The Two Travelers Parable

The Two Travelers Parable

There’s an old parable often called “The Two Travelers and the City.” It’s simple, short, but deeply meaningful. I read it years ago, couldn’t remember the author but I always come back it and it’s deep meaning.

The Story

Two travelers meet on the road leading toward a distant city.

The first traveler asks:
“What are the people like in the city ahead?”

The old man at the crossroads replies:
“What were the people like in the last city you visited?”

The traveler frowns.
“They were selfish, unfriendly, and impossible to get along with.”

The old man nods.
“You will find the same in the next city.”

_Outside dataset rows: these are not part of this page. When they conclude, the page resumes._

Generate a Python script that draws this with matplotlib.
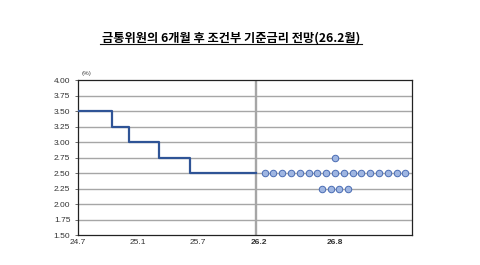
import matplotlib.pyplot as plt
import numpy as np

plt.rcParams['font.family'] = ['Liberation Sans', 'Noto Sans CJK KR', 'DejaVu Sans']

# x축 단위: 24.7 이후 개월 수
rate_x = [0, 3.4, 5.1, 8.1, 11.2, 17.8]
rate_y = [3.50, 3.25, 3.00, 2.75, 2.50, 2.50]

# 6개월 후 전망 점 (금리 수준별 점 개수)
dot_levels = [2.75, 2.50, 2.25]
dot_counts = [1, 17, 4]
dot_center = 25.7
dot_step = 0.88

now_x = 17.8
xtick_pos = [0, 6, 12, 18.1, 25.7]
xtick_labels = ['24.7', '25.1', '25.7', '26.2', '26.8']
yticks = [1.50, 1.75, 2.00, 2.25, 2.50, 2.75, 3.00, 3.25, 3.50, 3.75, 4.00]

fig = plt.figure(figsize=(4.8, 2.65), dpi=100)
ax = fig.add_axes([0.1625, 0.113, 0.6958, 0.585])

for y in yticks[1:-1]:
    ax.axhline(y, color='#a6a6a6', lw=1.0, zorder=1)
ax.axvline(now_x, color='#a6a6a6', lw=1.7, zorder=1)

ax.plot(rate_x, rate_y, drawstyle='steps-post', color='#2f5496', lw=1.6, zorder=3)

for lv, n in zip(dot_levels, dot_counts):
    xs = dot_center + (np.arange(n) - (n - 1) / 2) * dot_step
    ax.scatter(xs, [lv] * n, s=22, facecolor='#9fb6e2', edgecolor='#4a6cb3',
               linewidths=0.7, zorder=4)

ax.set_xlim(0, 33.4)
ax.set_ylim(1.5, 4.0)
ax.set_yticks(yticks)
ax.set_yticklabels(['%.2f' % v for v in yticks], fontsize=6, color='#333333')
ax.set_xticks(xtick_pos)
ax.set_xticklabels(xtick_labels, fontsize=6, color='#333333')
for i, t in enumerate(ax.get_xticklabels()):
    if i >= 3:
        t.set_fontweight('bold')
ax.tick_params(axis='x', length=0, pad=3)
ax.tick_params(axis='y', length=2.5, width=0.6, pad=3, color='#555555')
for s in ax.spines.values():
    s.set_color('#222222')
    s.set_linewidth(0.9)

fig.text(0.1705, 0.718, '(%)', fontsize=4.5, color='#444444')
fig.text(0.481, 0.855, '금통위원의 6개월 후 조건부 기준금리 전망(26.2월)',
         ha='center', va='center', fontsize=8.8, fontweight='bold',
         family=['Noto Sans CJK KR', 'DejaVu Sans'])
fig.add_artist(plt.Line2D([0.208, 0.754], [0.833, 0.833], color='#111111', lw=0.8))

fig.savefig('out.png', dpi=100)
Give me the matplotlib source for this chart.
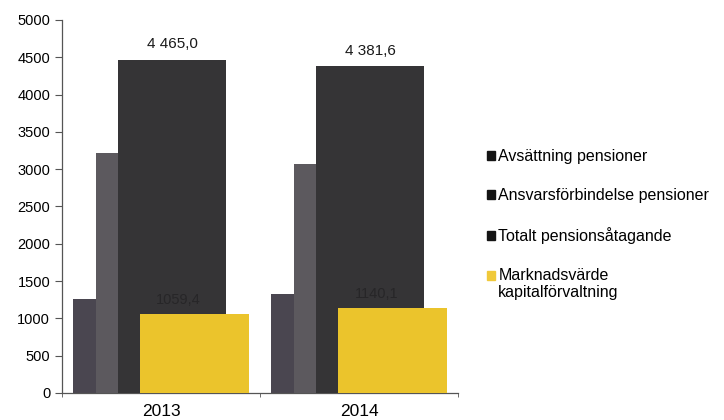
import numpy as np
import matplotlib.pyplot as plt
from matplotlib.patches import Patch, Rectangle
from matplotlib.legend_handler import HandlerPatch

plt.rcParams['font.family'] = ['Liberation Sans', 'DejaVu Sans']

years = ['2013', '2014']
avsattning = [1255, 1326]
ansvar = [3220, 3068]
totalt = [4465.0, 4381.6]
marknad = [1059.4, 1140.1]

series = [avsattning, ansvar, totalt, marknad]
names = ['Avsättning pensioner', 'Ansvarsförbindelse pensioner',
         'Totalt pensionsåtagande', 'Marknadsvärde\nkapitalförvaltning']
colors = ['#4a4650', '#5c595e', '#353436', '#ebc42c']

def fmt(v, sep=' '):
    s = '{:,.1f}'.format(v)
    return s.replace(',', sep).replace('.', ',')

fig = plt.figure(figsize=(7.24, 4.2), dpi=100)
ax = fig.add_axes([0.0856, 0.0643, 0.547, 0.8883])

x = np.arange(len(years))
w = 0.548
step = 0.113
bars = []
for i, (vals, c) in enumerate(zip(series, colors)):
    b = ax.bar(x + (i - 1.5) * step, vals, w, color=c, zorder=2 + i)
    bars.append(b)

# value labels on the total and on the market value bars
for rect, v in zip(bars[2], totalt):
    ax.annotate(fmt(v), (rect.get_x() + rect.get_width() / 2, v),
                xytext=(0, 6), textcoords='offset points',
                ha='center', va='bottom', fontsize=11, color='#1a1a1a', zorder=10)
for rect, v in zip(bars[3], marknad):
    ax.annotate(fmt(v, ''), (rect.get_x() + rect.get_width() / 2 - 0.08, v),
                xytext=(0, 5), textcoords='offset points',
                ha='center', va='bottom', fontsize=10.5, color='#272628', zorder=10)

ax.set_xlim(-0.5, 1.5)
ax.set_ylim(0, 5000)
ax.set_yticks(np.arange(0, 5001, 500))
ax.set_xticks(x)
ax.set_xticklabels(years, fontsize=12.5)
ax.set_xticks([-0.5, 0.5, 1.5], minor=True)
ax.tick_params(axis='x', which='major', length=0, pad=8)
ax.tick_params(axis='x', which='minor', length=3, direction='out', color='#555555')
ax.tick_params(axis='y', length=5, direction='out', color='#555555', labelsize=10.5)
for s in ['top', 'right']:
    ax.spines[s].set_visible(False)
for s in ['left', 'bottom']:
    ax.spines[s].set_color('#555555')
    ax.spines[s].set_linewidth(0.9)


# two-line entry: keep the square level with the first line
def top_square(legend, orig_handle, xdescent, ydescent, width, height, fontsize):
    return Rectangle((-xdescent, -ydescent + 0.55 * fontsize), width, height)


handles = [Patch(color=c) for c in ['#141414', '#141414', '#141414', '#f0c93a']]
fig.legend(handles, names, loc='upper left', bbox_to_anchor=(0.664, 0.66),
           frameon=False, fontsize=11.5, handlelength=0.5, handleheight=0.5,
           handletextpad=0.2, labelspacing=1.5, borderaxespad=0,
           handler_map={handles[3]: HandlerPatch(patch_func=top_square)})

fig.savefig('out.png', dpi=100)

Later, another traveler arrives and asks the same question.

Again the old man asks:
“What were the people like in the last city you visited?”

This traveler smiles.
“They were kind, generous, and helpful.”

The old man returns the smile.
“You will find the same in the next city.”

The Moral

The city doesn’t change — you do. People are more or less mostly the same everywhere you go, it’s our own perspective and our own actions that shape what we find and what we experience.

This parable reminds us that:

  • Our mindset and attitude is everything.
    Two people can walk into the same workplace, relationship, or community and have completely different experiences based on how they interpret what happens.

  • Running away rarely solves the real problem.
    If the issue is internal — resentment, fear, distrust, cynicism — changing your environment won’t fix it. You’ll simply carry the same patterns with you.

  • What you look for becomes what you see.
    This isn’t magical thinking; it’s psychology. Attention shapes perception.